Data shown:
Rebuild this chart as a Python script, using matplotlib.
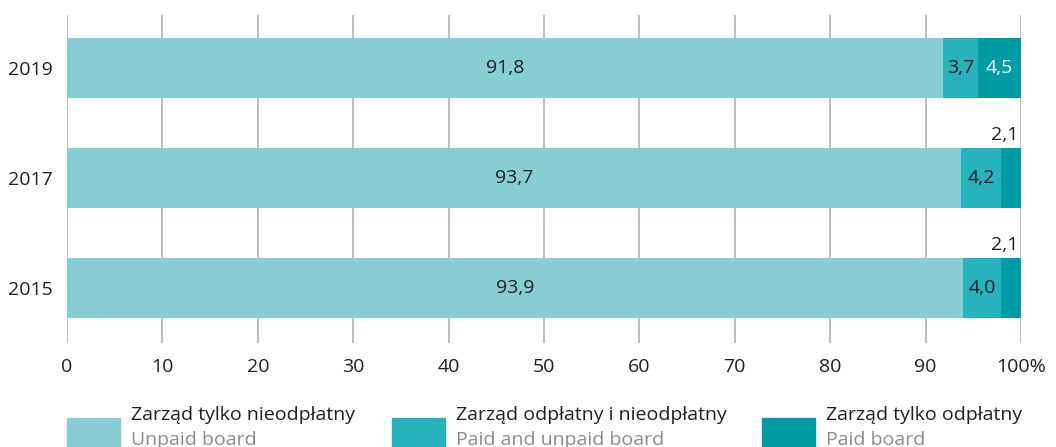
import matplotlib
matplotlib.use('Agg')
import matplotlib.pyplot as plt
from matplotlib.patches import Rectangle

plt.rcParams['font.family'] = ['Open Sans', 'DejaVu Sans']

# Dane
lata = ['2015', '2017', '2019']
nieodplatny = [93.9, 93.7, 91.8]
mieszany = [4.0, 4.2, 3.7]
odplatny = [2.1, 2.1, 4.5]

kolory = ['#86CED4', '#26B3BC', '#009CA6']
legenda_pl = ['Zarząd tylko nieodpłatny', 'Zarząd odpłatny i nieodpłatny', 'Zarząd tylko odpłatny']
legenda_en = ['Unpaid board', 'Paid and unpaid board', 'Paid board']
ticki = [0, 10, 20, 30, 40, 50, 60, 70, 80, 90, 100]
tick_etykiety = ['0', '10', '20', '30', '40', '50', '60', '70', '80', '90', '100%']

fig = plt.figure(figsize=(10.56, 4.47), dpi=100)
ax = fig.add_axes([67/1056, 1 - 343/447, (1021 - 67)/1056, 328/447])

y = list(range(len(lata)))
h = 0.545
ax.barh(y, nieodplatny, height=h, color=kolory[0], edgecolor='none', zorder=2)
ax.barh(y, mieszany, left=nieodplatny, height=h, color=kolory[1], edgecolor='none', zorder=2)
lewe3 = [a + b for a, b in zip(nieodplatny, mieszany)]
ax.barh(y, odplatny, left=lewe3, height=h, color=kolory[2], edgecolor='none', zorder=2)

fs = 14
kolor_txt = '#231F20'
for i in y:
    ax.text(nieodplatny[i] / 2, i, f'{nieodplatny[i]:.1f}'.replace('.', ','),
            ha='center', va='center', fontsize=fs, color=kolor_txt, zorder=3)
    ax.text(nieodplatny[i] + mieszany[i] / 2, i, f'{mieszany[i]:.1f}'.replace('.', ','),
            ha='center', va='center', fontsize=fs, color=kolor_txt, zorder=3)
    s = f'{odplatny[i]:.1f}'.replace('.', ',')
    if odplatny[i] > 3:
        ax.text(lewe3[i] + odplatny[i] / 2, i, s,
                ha='center', va='center', fontsize=fs, color='white', zorder=3)
    else:
        ax.text(99.7, i + h / 2 + 0.04, s,
                ha='right', va='bottom', fontsize=fs, color=kolor_txt, zorder=3)

ax.set_xlim(0, 100)
ax.set_ylim(-0.5, 2.48)
ax.set_xticks(ticki)
ax.set_xticklabels(tick_etykiety, fontsize=fs, color=kolor_txt)
ax.set_yticks(y)
ax.set_yticklabels(lata, fontsize=fs, color=kolor_txt)
ax.tick_params(axis='y', length=0, pad=10)
ax.tick_params(axis='x', length=0, pad=11)
ax.grid(axis='x', color='#B8B8B8', linewidth=1.3, zorder=0)
ax.grid(axis='y', visible=False)
for sp in ax.spines.values():
    sp.set_visible(False)

# Legenda
xs = [67, 392, 762]
for k in range(3):
    fig.patches.append(Rectangle((xs[k] / 1056, 0), 53 / 1056, 29 / 447,
                                 transform=fig.transFigure, color=kolory[k], zorder=1))
    fig.text((xs[k] + 64) / 1056, 1 - 415 / 447, legenda_pl[k], fontsize=fs,
             color=kolor_txt, ha='left', va='center')
    fig.text((xs[k] + 64) / 1056, 1 - 440 / 447, legenda_en[k], fontsize=fs,
             color='#8C8C8C', ha='left', va='center')

fig.savefig('out.png', dpi=100)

Task instructions:
Without the pictures, write out the whole listing above exactly as it appears.

Complete output:
Rebuild this chart as a Python script, using matplotlib.
import matplotlib
matplotlib.use('Agg')
import matplotlib.pyplot as plt
from matplotlib.patches import Rectangle

plt.rcParams['font.family'] = ['Open Sans', 'DejaVu Sans']

# Dane
lata = ['2015', '2017', '2019']
nieodplatny = [93.9, 93.7, 91.8]
mieszany = [4.0, 4.2, 3.7]
odplatny = [2.1, 2.1, 4.5]

kolory = ['#86CED4', '#26B3BC', '#009CA6']
legenda_pl = ['Zarząd tylko nieodpłatny', 'Zarząd odpłatny i nieodpłatny', 'Zarząd tylko odpłatny']
legenda_en = ['Unpaid board', 'Paid and unpaid board', 'Paid board']
ticki = [0, 10, 20, 30, 40, 50, 60, 70, 80, 90, 100]
tick_etykiety = ['0', '10', '20', '30', '40', '50', '60', '70', '80', '90', '100%']

fig = plt.figure(figsize=(10.56, 4.47), dpi=100)
ax = fig.add_axes([67/1056, 1 - 343/447, (1021 - 67)/1056, 328/447])

y = list(range(len(lata)))
h = 0.545
ax.barh(y, nieodplatny, height=h, color=kolory[0], edgecolor='none', zorder=2)
ax.barh(y, mieszany, left=nieodplatny, height=h, color=kolory[1], edgecolor='none', zorder=2)
lewe3 = [a + b for a, b in zip(nieodplatny, mieszany)]
ax.barh(y, odplatny, left=lewe3, height=h, color=kolory[2], edgecolor='none', zorder=2)

fs = 14
kolor_txt = '#231F20'
for i in y:
    ax.text(nieodplatny[i] / 2, i, f'{nieodplatny[i]:.1f}'.replace('.', ','),
            ha='center', va='center', fontsize=fs, color=kolor_txt, zorder=3)
    ax.text(nieodplatny[i] + mieszany[i] / 2, i, f'{mieszany[i]:.1f}'.replace('.', ','),
            ha='center', va='center', fontsize=fs, color=kolor_txt, zorder=3)
    s = f'{odplatny[i]:.1f}'.replace('.', ',')
    if odplatny[i] > 3:
        ax.text(lewe3[i] + odplatny[i] / 2, i, s,
                ha='center', va='center', fontsize=fs, color='white', zorder=3)
    else:
        ax.text(99.7, i + h / 2 + 0.04, s,
                ha='right', va='bottom', fontsize=fs, color=kolor_txt, zorder=3)

ax.set_xlim(0, 100)
ax.set_ylim(-0.5, 2.48)
ax.set_xticks(ticki)
ax.set_xticklabels(tick_etykiety, fontsize=fs, color=kolor_txt)
ax.set_yticks(y)
ax.set_yticklabels(lata, fontsize=fs, color=kolor_txt)
ax.tick_params(axis='y', length=0, pad=10)
ax.tick_params(axis='x', length=0, pad=11)
ax.grid(axis='x', color='#B8B8B8', linewidth=1.3, zorder=0)
ax.grid(axis='y', visible=False)
for sp in ax.spines.values():
    sp.set_visible(False)

# Legenda
xs = [67, 392, 762]
for k in range(3):
    fig.patches.append(Rectangle((xs[k] / 1056, 0), 53 / 1056, 29 / 447,
                                 transform=fig.transFigure, color=kolory[k], zorder=1))
    fig.text((xs[k] + 64) / 1056, 1 - 415 / 447, legenda_pl[k], fontsize=fs,
             color=kolor_txt, ha='left', va='center')
    fig.text((xs[k] + 64) / 1056, 1 - 440 / 447, legenda_en[k], fontsize=fs,
             color='#8C8C8C', ha='left', va='center')

fig.savefig('out.png', dpi=100)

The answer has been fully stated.